Le 18 mai, un apéro moins nomade nous a donc été offert au frais, entre deux répétitions, dans une des loges de la Cartonnerie de Reims, la salle de concerts où les musiciens touareg ont été accueillis en résidence. En ce jeudi ensoleillé, les bluesmen du désert ont laissé leur traditionnel boubou au placard. Pantalon, baskets et cigarette au bec, leurs mines sont fatiguées et ils tentent de défroisser leurs traits en enchaînant les thés.
Ils ont fini tard la veille, en enveloppant le studio 104 de France Inter des riffs serpentins de leurs guitares et de ce groove hypnotique qui a fait la renommée mondiale du groupe. Le lendemain sortait leur neuvième album, Amatssou, « Au-delà de la peur » en tamasheq, la langue des Touareg.

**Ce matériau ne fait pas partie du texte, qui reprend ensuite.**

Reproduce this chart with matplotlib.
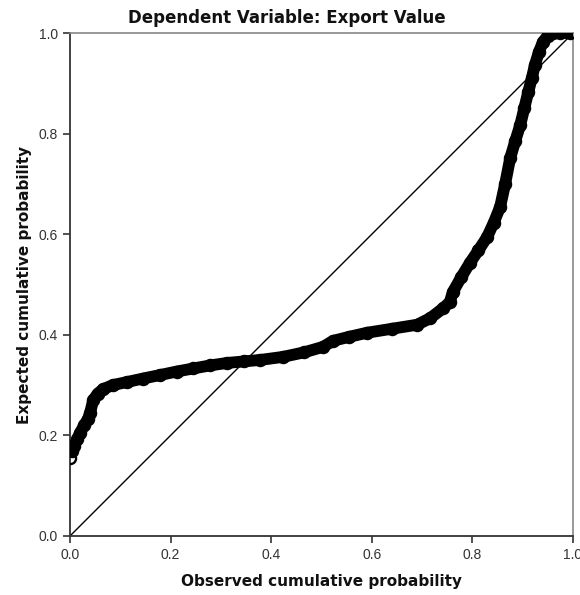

Leur tournée allait aussi démarrer : 36 dates à travers les Etats-Unis et l’Europe. Nomades mais avant tout attachés à leur terre, l’Azawad, situé dans le nord du Mali, les membres de Tinariwen aiment partir en vadrouille, mais préfèrent le sable du désert à l’asphalte des routes occidentales.
Raconter l’exil
« Comme pour quasiment tous nos albums, on est parti enregistrer le dernier dans le désert, mais cette fois loin de chez nous, à Djanet, dans le sud de l’Algérie. Ça nous permet de mieux raconter la vie et l’exil des Touareg. Pour composer, on se sent plus libre dans le désert que dans un studio », souligne Abdallah Ag Alhousseyni, d’une voix posée. Sur la table à côté du chanteur, compositeur et guitariste, le thé bout, mais il n’y prête guère attention.

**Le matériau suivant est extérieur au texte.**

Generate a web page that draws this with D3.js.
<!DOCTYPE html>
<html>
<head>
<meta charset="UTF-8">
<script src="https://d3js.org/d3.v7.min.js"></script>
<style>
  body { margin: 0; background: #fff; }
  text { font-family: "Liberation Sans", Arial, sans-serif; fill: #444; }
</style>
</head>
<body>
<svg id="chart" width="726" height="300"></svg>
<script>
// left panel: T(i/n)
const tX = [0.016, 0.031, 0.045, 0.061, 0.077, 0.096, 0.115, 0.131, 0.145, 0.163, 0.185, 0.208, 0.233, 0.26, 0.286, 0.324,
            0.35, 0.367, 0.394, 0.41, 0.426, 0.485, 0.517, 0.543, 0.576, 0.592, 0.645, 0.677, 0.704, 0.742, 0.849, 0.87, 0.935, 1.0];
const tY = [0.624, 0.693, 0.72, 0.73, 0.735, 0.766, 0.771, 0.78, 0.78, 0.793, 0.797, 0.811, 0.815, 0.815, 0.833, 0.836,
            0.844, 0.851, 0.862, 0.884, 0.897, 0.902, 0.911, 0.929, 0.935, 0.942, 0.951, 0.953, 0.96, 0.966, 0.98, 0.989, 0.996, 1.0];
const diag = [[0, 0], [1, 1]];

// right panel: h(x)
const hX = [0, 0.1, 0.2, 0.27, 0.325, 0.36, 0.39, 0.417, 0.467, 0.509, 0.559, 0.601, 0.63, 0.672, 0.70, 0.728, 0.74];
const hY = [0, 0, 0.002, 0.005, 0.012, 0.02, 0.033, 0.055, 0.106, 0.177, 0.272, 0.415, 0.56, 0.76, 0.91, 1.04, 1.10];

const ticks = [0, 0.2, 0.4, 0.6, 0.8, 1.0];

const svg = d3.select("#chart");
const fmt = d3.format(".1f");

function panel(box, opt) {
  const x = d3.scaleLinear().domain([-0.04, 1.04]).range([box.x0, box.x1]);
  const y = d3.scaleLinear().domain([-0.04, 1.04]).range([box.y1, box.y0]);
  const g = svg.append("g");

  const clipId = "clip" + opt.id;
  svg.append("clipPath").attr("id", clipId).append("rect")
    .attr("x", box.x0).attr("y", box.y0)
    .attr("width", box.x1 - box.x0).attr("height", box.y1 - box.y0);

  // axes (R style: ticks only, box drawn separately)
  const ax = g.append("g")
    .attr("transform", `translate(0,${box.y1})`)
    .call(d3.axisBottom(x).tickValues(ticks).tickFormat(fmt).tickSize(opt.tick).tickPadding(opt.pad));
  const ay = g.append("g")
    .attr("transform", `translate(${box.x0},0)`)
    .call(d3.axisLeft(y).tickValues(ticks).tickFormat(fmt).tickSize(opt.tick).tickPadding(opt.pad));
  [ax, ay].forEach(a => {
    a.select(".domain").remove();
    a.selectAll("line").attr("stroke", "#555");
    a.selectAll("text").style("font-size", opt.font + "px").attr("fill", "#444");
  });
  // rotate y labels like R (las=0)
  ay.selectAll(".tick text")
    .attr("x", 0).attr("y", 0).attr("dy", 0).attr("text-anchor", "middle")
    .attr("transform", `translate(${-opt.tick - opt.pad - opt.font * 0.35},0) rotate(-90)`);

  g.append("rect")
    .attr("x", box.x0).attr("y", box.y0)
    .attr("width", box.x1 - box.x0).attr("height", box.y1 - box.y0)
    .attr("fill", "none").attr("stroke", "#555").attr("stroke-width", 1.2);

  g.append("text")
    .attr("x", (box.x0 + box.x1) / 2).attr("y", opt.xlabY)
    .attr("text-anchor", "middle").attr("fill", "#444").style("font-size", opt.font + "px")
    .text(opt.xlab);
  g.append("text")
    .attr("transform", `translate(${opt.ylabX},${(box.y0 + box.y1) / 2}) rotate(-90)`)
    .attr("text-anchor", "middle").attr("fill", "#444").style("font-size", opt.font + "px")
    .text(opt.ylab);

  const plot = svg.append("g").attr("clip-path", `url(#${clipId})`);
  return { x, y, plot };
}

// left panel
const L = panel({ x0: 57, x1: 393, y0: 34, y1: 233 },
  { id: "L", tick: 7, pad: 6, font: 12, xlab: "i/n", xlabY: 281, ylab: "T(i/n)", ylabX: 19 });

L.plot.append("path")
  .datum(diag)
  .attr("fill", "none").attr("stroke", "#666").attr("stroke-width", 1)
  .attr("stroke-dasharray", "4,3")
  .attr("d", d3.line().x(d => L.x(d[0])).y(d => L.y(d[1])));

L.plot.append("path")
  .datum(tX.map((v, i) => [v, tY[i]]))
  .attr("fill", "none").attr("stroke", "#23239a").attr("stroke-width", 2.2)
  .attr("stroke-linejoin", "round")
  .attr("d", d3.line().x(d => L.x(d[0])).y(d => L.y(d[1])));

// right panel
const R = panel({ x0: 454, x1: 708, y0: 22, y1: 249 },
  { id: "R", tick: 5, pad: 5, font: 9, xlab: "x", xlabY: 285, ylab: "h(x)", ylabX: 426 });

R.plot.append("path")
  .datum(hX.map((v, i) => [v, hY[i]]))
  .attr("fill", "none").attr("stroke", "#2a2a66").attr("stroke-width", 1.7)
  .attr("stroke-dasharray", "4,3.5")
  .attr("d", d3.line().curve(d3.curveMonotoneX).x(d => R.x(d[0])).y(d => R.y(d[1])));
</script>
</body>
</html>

Combien en ont-ils bu depuis ce matin ? Personne ne les compte plus, et les esprits sont ailleurs, concentrés sur la répétition de leurs nouvelles chansons, qui reprennent les thématiques chères à Tinariwen : les luttes et l’union des Touareg, la nostalgie, l’amour et le désert. Alors, infidèle aux principes de l’apéro, on est pour une fois resté à l’eau le temps d’écouter la passionnante histoire de ce groupe, né en exil et qui ne cesse de le conter depuis.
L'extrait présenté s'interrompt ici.